Fallback not applied when values are all null in a segment

Hello,

We have found a particular behaviour when using the fallback function on a dimension with potential null value in it.

We load a druid via batch mode hadoop. The data is store in a TSV.

The datasource have daily segment and a 30 min granularity.

Data :

  • 14th/7 have only empty values in the dimension
  • 15th/7 have empty and non empty values in it.

our query is

{

“queryType”: “topN”,

“dataSource”: “audience-breakdown”,

“intervals”: “2017-07-15T00Z/2017-07-15T23:59:59.999Z”,

“granularity”: “all”,

“context”: {

“timeout”: 40000

},

“dimension”: {

“type”: “extraction”,

“dimension”: “smDistribution”,

“outputName”: “smDistribution.fallback_N_A-da1”,

“extractionFn”: {

“type”: “lookup”,

“retainMissingValue”: true,

“lookup”: {

“type”: “map”,

“map”: {

“”: “NA”

}

}

}

},

“aggregations”: [

{

“name”: “sum_tls”,

“type”: “doubleSum”,

“fieldName”: “tls”

}

],

“metric”: “sum_tls”,

“threshold”: 5

}

``

When we query the 14th/7 only, the result is :

[

{

“timestamp”: “2017-07-14T00:00:00.000Z”,

“result”: [

{

smDistribution.fallback_N_A-da1”: null,

“sum_tls”: 16819175

}

]

}

]

``

The fallback doesn’t work

When we query the 15th/7 only, the result is
[

{

“timestamp”: “2017-07-15T00:00:00.000Z”,

“result”: [

{

smDistribution.fallback_N_A-da1”: “NA”,

“sum_tls”: 1310586

},

{

smDistribution.fallback_N_A-da1”: “XXX”,

“sum_tls”: 69811

}

]

}

]

``

The fallback work correctly.

When we query both 14th/7 and 15th/7 only, the result is

[

{

“timestamp”: “2017-07-14T00:00:00.000Z”,

“result”: [

{

smDistribution.fallback_N_A-da1”: null,

“sum_tls”: 16819175

},

{

smDistribution.fallback_N_A-da1”: “NA”,

“sum_tls”: 1310586

},

{

smDistribution.fallback_N_A-da1”: “XXX”,

“sum_tls”: 69811

}

]

}

]

``

The fallback works partially.

Is there a way to have a working fallback or is that a bug ?

Thanks

We use imply 2.2.3 distribution.

We just upgrade to imply 2.3.0, the problem still exist

Thanks for the report – it’s a bug in Druid.
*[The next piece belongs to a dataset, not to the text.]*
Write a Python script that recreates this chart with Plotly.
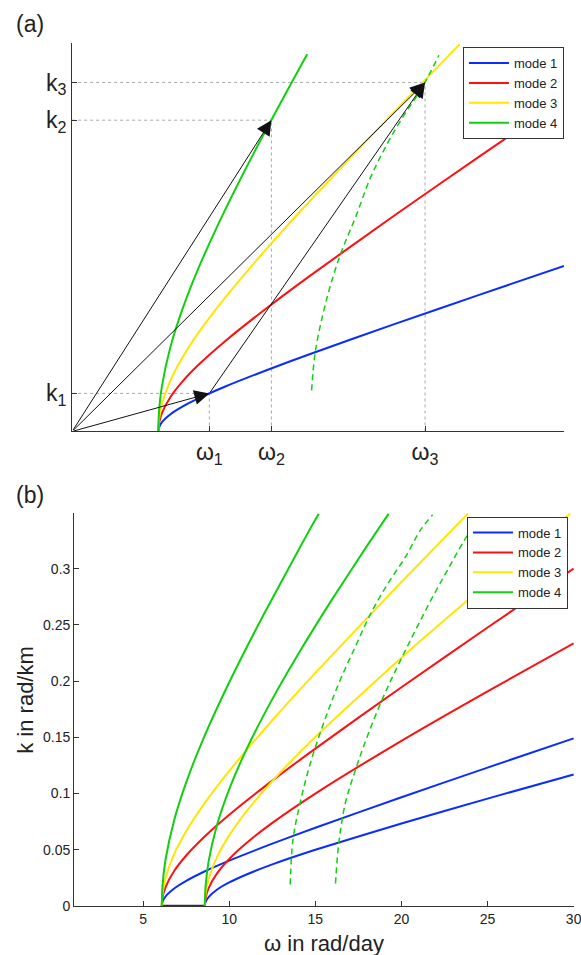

This patch should fix it: https://github.com/druid-io/druid/pull/4717

Thanks to have fix it.
We use imply distribution like i said before. How can we integrate this bug fix until it’s released in imply ?

It will end up in the Imply distribution next time we sync with community Druid sources, since the patch is in Druid master. We usually do that concurrently with community Druid releases. You could also apply it yourself to the version of community Druid that your distro version is based on (the Imply release notes will tell you what that is) and replace the Imply distro’s bundled Druid with your custom version.